[06]

Formal language theory doesn't have to be boring

My fourth semester includes Theory of Computation and Formal Language & Automata. Most people treat these as pure exam topics.

Memorise the pumping lemma, draw the DFA, pass the test, forget it. That seems like a waste. These ideas show up in real code constantly.

DFAs are everywhere

A deterministic finite automaton is just a state machine that consumes input and ends in either an accepting or rejecting state. That's also:

  • A regex engine
  • A URL router
  • A game character's behaviour controller
  • A form validation pipeline
  • A TCP connection state tracker

When I'm designing a multi-step flow in an app — say, an onboarding sequence where certain steps unlock others — I think in DFA terms. States, transitions, terminal states. It makes the design clearer and the bugs more obvious.

NFAs and the subset construction

The non-deterministic finite automaton is where it gets interesting. An NFA can be in multiple states simultaneously — you can think of it as exploring all possible paths at once.

The subset construction algorithm converts any NFA to a DFA. In practice this means: any non-deterministic system can be made deterministic, at the cost of exponential state explosion in the worst case.
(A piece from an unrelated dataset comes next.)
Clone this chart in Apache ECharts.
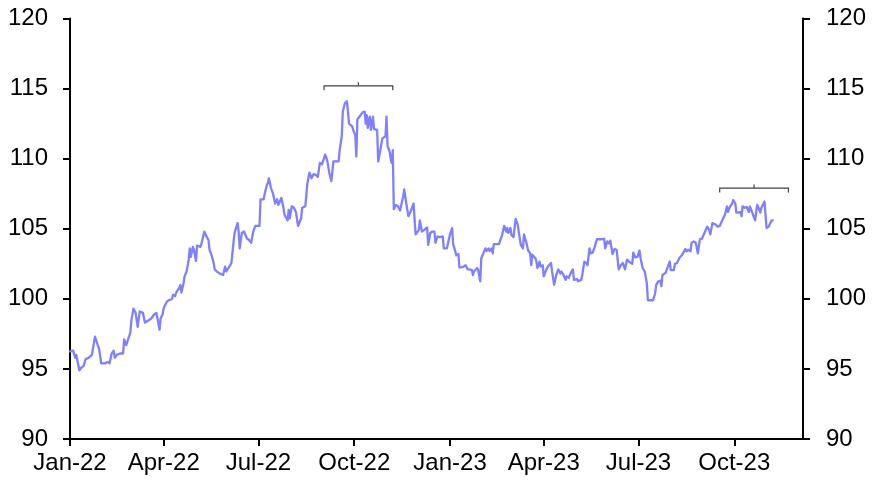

I think about this when I'm dealing with concurrent async operations. Multiple things happening at once (NFA) can always be modelled as a single thing tracking all the combinations of what might have happened (DFA). Sometimes that's the right design. Sometimes the state explosion makes it impractical.

The pumping lemma

The pumping lemma is a proof technique for showing that a language is not regular — i.e., it can't be recognised by any finite automaton.

The classic example: balanced parentheses. ((())) is valid. ((( is not. No DFA can recognise this language because DFAs have finite memory and balanced parens require counting nesting depth, which is unbounded.

This shows up in real life: regex cannot parse HTML. Not "shouldn't" — fundamentally cannot, because HTML has nested structure that's not regular. The right tool is a pushdown automaton (what parser generators use) or a full parser with a stack.

Every time someone writes a regex to parse HTML and it breaks on an edge case, they've rediscovered the pumping lemma.

What Peter Linz's textbook gets right

It builds intuition before formalism. The proofs are rigorous but the motivation is always clear. I use the Reverse Feynman Technique with it — try to explain the concept without looking at the book, then check where my explanation breaks down. The gaps in my explanation are the gaps in my understanding.